File "/home/guille/anaconda3/lib/python3.7/urllib/request.py", line 503, in _call_chain
result = func(*args)

File "/home/guille/anaconda3/lib/python3.7/urllib/request.py", line 649, in http_error_default
raise HTTPError(req.full_url, code, msg, hdrs, fp)



I tried with different combinations (e.g. using other db and id parameters, just to test if it's a general thing or not), and some of them worked, yet unfortunately none of them are useful for me. I updated biopython modules as well (to version 1.73) in case it was that, but same result.

Best,

python ncbi entrez biopython sequences • 1.7k views
When doing programmatic queries against NCBI please build in a sleep interval. Have you also signed for NCBI API Keys? If you are not using those then your queries are further limited to 3 queries per second.

Dear genomax. I already signed for an API key, and I run other scripts (in R, though) taking your point into consideration. However, in my example there are no for loops, and as far as I know it would count as a single request, right? If that is the case, there must be something else...

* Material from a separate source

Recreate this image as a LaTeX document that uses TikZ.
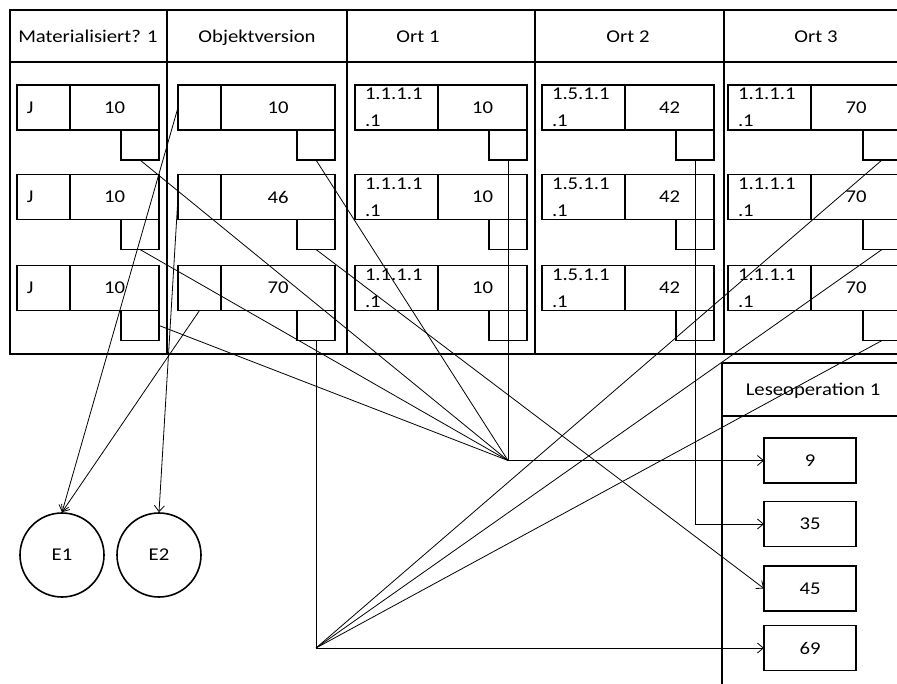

Queries seem to be working:

$efetch -db protein -id "XP_004781165.1" -format fasta_cds_na >lcl|XM_004781108.2_cds_XP_004781165.1_1 [gene=CEND1] [db_xref=GeneID:101688671] [protein=cell cycle exit and neuronal differentiation protein 1] [protein_id=XP_004781165.1] [location=213..662] [gbkey=CDS] ATGGAGTCCAGGGGAAAGGCGACCAGCAGCCCCAAGCCCGACACCAAGGCTCCACAGGCCACTGCTGAGG CCAGAGCCCCACCAGCTGCAGATGGAAAGGCCCCTTCAGCTAAGCCTGGGAAGAAGGAGGCCCAAGCAGA GAAGCAGGAGCCTCCCGCAGCCCCCACACCACCAGCGGCCAAGAAGACCCCGGCCAAAGCAGACCCTACC CTTCTCAATAACCACAGTAACCTGAAGCCAGCCCCTGCGGCCCCCAGCAGCCCTGATGCCGCCACCGAGC CCAAGGGCCCTGGGGATGGGGCTGAGGAGGGTGAAGCCCCCAGCGGGACCCCAGGGGGCCGAGGCCCTTG CCCCTTTGAGAACTTGACCCCCCTGCTCGTGGCTGGGAGTGTGGCCGTGGCCGCTGTAGCCCTAATTCTT$ esearch -db protein -query "XP_004781165.1" | efetch -format fasta_cds_na
>lcl|XM_004781108.2_cds_XP_004781165.1_1 [gene=CEND1] [db_xref=GeneID:101688671] [protein=cell cycle exit and neuronal differentiation protein 1] [protein_id=XP_004781165.1] [location=213..662] [gbkey=CDS]
ATGGAGTCCAGGGGAAAGGCGACCAGCAGCCCCAAGCCCGACACCAAGGCTCCACAGGCCACTGCTGAGG
CCAGAGCCCCACCAGCTGCAGATGGAAAGGCCCCTTCAGCTAAGCCTGGGAAGAAGGAGGCCCAAGCAGA
GAAGCAGGAGCCTCCCGCAGCCCCCACACCACCAGCGGCCAAGAAGACCCCGGCCAAAGCAGACCCTACC
CTTCTCAATAACCACAGTAACCTGAAGCCAGCCCCTGCGGCCCCCAGCAGCCCTGATGCCGCCACCGAGC
CCAAGGGCCCTGGGGATGGGGCTGAGGAGGGTGAAGCCCCCAGCGGGACCCCAGGGGGCCGAGGCCCTTG
CCCCTTTGAGAACTTGACCCCCCTGCTCGTGGCTGGGAGTGTGGCCGTGGCCGCTGTAGCCCTAATTCTT
GGTGTGGCCTTCCTGGCCCGGAAAAAATGA

• Can you print the address you send and try via your browser?
• Is it an http address (not https)? (though unlikely as you wrote it worked weeks ago)
Hi Carambakaracho, I tried to do it via browser, following several examples in the docs, and they worked. However, using my example ids didn't work. I suspect that there must be something related to using 'nuccore' in combination with XP/NP ids...It shouldn't be that, because it worked just right short ago , but I'm starting to think that perhaps they changed something at NCBI's side :/

22 months ago
Solowars ▴ 60

Ok, I found a solution (KUDOS to genomax for inspiring it).

Apparently the problem was indeed in the db parameter 'nuccore'. I switched it to 'protein' and it worked just right!

Thank you all for your time and attention.